Upton: The System Of Antichrist
The System of Antichrist: Truth and Falsehood in Postmodernism and the New Age (Hardcover)
by Charles Upton
I have received this book in the mail, and finished reading it a while ago.
Amazon: The System of Antichrist examines the present religious and cultural scene from the standpoint of
traditional metaphysics and critiques the New Age spiritualities within their postmodern context. Its many references to René Guénon and Frithjof Schuon also help introduce these important but little-known ‘traditionalist’ thinkers. The book presents lore relating to the ‘latter days’ of the present cycle from the vantage point of comparative religion, drawing upon relevant doctrines from Buddhism, Hinduism, Judaism, Christianity, Islam, Zoroastrianism, and the Native American traditions. It also speculates upon the social, psychic, and spiritual nature of that being known to Christianity, Judaism, and Islam as the Antichrist, presenting him as both an individual and a system and warning those willing to be warned against the spiritual seduction and terror he represents, and against the regime which will be-and is-the social expression of that seduction and that terror. Finally, in tracing the roots of Antichrist in the fallen nature of man, the author sketches the particular quality of spirituality proper to apocalyptic times, the dangers it faces, the unique opportunities open to it. And along the way he describes his own course from the ‘spiritual revolution’ of the 1960s, through the world of New Age spiritualities, to the threshold of traditional esoterism and metaphysics. As he says, speaking of the angst that characterizes the modern world: ‘The specific medicine for the shock of despair is the deeper shock of meaning. Nothing but the weight of eternity, breaking through the thin, brittle shell of the postmodern sky, can set us on our feet.’

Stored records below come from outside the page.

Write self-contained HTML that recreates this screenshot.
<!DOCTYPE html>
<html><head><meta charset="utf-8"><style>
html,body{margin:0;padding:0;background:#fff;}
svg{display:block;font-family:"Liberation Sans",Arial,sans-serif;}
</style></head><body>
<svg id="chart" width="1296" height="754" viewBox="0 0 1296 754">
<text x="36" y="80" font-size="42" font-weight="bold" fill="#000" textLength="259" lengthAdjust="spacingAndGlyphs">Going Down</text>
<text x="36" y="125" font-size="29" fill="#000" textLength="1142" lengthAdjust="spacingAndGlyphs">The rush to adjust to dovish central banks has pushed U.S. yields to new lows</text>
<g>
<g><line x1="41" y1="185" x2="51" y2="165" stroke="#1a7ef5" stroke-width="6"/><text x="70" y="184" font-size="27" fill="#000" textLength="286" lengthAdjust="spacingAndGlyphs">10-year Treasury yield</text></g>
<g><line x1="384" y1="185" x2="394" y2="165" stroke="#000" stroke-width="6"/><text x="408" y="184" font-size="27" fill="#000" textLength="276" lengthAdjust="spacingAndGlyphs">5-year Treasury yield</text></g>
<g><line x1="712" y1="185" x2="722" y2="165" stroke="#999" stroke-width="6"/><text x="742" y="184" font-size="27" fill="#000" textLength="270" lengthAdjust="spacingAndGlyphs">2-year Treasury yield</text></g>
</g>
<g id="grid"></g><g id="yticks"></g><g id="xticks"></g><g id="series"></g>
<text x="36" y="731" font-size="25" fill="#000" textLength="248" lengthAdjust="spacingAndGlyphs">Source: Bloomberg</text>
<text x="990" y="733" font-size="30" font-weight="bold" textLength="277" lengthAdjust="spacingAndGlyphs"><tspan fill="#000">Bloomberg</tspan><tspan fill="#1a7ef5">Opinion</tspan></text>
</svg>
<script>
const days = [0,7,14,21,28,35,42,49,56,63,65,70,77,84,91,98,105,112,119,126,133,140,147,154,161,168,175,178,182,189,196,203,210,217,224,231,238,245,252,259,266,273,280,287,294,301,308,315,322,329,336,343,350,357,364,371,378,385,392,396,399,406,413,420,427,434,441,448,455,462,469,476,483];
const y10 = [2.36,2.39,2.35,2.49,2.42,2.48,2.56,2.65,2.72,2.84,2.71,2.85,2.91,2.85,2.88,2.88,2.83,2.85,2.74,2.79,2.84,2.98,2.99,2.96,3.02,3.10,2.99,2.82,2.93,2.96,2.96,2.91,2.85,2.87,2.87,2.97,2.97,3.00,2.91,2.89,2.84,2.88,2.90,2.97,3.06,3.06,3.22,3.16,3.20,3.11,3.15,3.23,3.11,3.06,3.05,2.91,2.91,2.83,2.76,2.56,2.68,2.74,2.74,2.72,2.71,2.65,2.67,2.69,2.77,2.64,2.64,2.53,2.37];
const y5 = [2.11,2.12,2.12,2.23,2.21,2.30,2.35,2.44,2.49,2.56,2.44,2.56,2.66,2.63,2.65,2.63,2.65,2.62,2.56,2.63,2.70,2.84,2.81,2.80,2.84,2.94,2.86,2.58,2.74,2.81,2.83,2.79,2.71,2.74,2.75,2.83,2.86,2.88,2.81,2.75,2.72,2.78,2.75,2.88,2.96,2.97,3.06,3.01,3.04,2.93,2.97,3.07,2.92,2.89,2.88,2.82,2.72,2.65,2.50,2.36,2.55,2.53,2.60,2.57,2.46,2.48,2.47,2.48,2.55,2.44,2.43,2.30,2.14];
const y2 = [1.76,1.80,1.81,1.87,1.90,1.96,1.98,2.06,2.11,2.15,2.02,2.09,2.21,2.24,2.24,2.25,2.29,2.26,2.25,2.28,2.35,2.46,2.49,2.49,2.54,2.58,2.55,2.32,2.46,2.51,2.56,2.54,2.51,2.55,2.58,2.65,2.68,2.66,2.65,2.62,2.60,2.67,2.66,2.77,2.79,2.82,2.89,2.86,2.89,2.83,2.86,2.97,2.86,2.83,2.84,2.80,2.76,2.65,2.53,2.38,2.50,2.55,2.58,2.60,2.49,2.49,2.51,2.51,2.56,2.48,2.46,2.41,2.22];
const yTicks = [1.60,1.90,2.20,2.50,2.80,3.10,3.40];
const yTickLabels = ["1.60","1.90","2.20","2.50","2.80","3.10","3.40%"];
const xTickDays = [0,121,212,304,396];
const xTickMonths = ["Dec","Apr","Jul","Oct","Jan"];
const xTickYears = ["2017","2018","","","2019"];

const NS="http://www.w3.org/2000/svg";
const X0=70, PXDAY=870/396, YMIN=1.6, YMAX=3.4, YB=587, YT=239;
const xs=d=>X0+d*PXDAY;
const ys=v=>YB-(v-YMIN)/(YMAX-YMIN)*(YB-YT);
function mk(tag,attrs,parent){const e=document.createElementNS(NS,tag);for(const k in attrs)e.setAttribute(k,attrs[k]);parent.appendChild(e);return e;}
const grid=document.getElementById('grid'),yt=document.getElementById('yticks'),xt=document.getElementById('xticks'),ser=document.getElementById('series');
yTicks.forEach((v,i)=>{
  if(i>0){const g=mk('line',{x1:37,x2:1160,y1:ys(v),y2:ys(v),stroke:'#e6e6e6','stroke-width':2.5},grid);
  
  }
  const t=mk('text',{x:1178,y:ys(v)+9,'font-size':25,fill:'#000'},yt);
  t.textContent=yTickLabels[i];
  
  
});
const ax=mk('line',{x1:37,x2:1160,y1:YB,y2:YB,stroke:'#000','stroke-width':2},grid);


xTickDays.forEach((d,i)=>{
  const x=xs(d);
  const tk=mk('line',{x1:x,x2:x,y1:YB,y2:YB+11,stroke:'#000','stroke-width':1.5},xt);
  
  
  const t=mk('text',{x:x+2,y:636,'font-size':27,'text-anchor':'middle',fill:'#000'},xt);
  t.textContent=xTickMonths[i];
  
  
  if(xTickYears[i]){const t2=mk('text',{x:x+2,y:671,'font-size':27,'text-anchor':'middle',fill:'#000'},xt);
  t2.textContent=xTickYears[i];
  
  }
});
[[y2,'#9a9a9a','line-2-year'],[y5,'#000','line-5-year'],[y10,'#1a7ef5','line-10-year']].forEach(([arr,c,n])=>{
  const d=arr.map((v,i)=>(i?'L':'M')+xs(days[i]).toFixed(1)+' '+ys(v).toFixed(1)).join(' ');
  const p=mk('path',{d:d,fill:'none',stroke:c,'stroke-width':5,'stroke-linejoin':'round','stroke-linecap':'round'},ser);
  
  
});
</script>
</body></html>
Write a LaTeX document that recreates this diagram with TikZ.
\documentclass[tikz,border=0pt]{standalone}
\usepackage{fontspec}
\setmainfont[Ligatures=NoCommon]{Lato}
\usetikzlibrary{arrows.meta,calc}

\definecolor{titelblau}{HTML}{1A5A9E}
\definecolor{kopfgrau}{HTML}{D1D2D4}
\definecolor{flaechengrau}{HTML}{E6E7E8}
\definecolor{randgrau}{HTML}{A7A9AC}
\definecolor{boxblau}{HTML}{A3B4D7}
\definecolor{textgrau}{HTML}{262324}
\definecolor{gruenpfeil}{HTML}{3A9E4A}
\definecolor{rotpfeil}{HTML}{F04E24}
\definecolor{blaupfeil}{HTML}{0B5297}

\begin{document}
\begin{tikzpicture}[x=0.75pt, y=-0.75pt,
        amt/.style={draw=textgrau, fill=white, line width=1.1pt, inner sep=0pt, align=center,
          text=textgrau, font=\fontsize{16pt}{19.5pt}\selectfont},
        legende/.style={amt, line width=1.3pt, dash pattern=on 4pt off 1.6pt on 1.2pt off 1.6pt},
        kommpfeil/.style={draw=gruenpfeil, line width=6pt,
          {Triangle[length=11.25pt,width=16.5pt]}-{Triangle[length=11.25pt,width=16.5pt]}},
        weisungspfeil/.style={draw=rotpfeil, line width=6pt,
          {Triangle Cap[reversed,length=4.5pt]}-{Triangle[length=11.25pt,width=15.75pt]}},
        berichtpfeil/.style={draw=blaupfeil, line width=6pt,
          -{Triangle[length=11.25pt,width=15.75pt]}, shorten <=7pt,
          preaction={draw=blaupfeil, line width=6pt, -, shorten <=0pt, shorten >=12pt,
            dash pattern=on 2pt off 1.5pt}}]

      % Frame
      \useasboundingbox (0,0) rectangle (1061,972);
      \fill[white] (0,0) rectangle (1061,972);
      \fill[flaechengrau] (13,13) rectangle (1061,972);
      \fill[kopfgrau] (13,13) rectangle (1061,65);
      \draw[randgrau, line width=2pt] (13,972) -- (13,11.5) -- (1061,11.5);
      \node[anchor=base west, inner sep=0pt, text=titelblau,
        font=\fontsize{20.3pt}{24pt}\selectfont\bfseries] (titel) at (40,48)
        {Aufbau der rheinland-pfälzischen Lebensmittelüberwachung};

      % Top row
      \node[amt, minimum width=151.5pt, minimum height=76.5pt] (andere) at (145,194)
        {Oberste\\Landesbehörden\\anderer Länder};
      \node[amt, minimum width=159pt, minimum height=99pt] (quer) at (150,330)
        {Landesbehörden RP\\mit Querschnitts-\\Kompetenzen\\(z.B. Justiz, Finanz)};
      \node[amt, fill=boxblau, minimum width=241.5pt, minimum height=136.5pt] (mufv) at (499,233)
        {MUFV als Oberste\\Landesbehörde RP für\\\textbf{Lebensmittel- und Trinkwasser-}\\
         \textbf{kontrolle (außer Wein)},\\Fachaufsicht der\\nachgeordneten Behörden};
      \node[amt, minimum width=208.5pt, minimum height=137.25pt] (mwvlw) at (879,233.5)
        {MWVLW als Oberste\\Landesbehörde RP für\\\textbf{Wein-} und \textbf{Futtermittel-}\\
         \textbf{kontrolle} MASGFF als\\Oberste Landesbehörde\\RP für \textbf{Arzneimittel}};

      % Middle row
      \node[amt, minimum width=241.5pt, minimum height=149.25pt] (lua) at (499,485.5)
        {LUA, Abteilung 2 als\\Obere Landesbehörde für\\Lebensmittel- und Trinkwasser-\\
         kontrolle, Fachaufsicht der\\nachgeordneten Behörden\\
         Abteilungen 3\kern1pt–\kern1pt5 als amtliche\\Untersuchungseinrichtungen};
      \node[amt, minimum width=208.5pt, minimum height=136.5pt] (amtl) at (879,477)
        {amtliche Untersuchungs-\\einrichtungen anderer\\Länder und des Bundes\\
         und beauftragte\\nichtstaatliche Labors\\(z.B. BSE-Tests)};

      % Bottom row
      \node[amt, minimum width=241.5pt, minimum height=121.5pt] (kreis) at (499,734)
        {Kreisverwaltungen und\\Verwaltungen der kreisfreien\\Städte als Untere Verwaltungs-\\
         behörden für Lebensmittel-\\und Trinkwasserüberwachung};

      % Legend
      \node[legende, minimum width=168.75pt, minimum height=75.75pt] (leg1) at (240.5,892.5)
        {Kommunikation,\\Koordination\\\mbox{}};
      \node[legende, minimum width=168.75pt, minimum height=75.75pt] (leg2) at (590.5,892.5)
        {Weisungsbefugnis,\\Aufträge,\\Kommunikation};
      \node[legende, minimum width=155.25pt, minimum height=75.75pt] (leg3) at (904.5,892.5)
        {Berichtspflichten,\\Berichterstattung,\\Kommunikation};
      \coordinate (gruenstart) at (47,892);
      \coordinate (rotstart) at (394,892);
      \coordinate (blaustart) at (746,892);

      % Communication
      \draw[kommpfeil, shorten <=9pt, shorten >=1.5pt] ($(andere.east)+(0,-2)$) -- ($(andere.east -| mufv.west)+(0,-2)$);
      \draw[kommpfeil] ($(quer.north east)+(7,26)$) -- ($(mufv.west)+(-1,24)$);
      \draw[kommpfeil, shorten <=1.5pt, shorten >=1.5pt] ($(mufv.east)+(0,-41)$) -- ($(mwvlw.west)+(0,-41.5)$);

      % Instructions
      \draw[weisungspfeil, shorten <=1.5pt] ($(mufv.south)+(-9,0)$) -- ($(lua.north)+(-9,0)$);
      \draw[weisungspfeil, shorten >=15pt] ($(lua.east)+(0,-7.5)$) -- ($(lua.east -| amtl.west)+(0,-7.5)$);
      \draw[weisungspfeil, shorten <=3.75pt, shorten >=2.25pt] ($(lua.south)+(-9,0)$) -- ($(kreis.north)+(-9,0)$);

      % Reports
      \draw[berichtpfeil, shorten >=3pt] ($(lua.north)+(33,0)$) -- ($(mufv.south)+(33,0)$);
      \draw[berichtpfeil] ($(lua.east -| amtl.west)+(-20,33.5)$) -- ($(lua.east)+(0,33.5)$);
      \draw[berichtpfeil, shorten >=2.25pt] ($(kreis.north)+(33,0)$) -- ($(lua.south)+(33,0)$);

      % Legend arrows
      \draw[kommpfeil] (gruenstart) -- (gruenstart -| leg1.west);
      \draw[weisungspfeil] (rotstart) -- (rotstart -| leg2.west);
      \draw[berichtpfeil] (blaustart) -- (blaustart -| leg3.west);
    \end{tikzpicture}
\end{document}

There is a lot to say here, but a few general remarks are relevant to our discussion.
The book in the wake of the Traditionalists, and echoes Rene Guenon.
The result is a pastiche of that Traditionalist line, and an indication of its latent contradictions.
To bring the thematic of the Antichrist into public discussion is counterproductive, to say the least, and irresponsible. The myth of the Antichrist simply can’t stand up to scrutiny, and the Book of Revelations is a hopeless case piece of biblical text.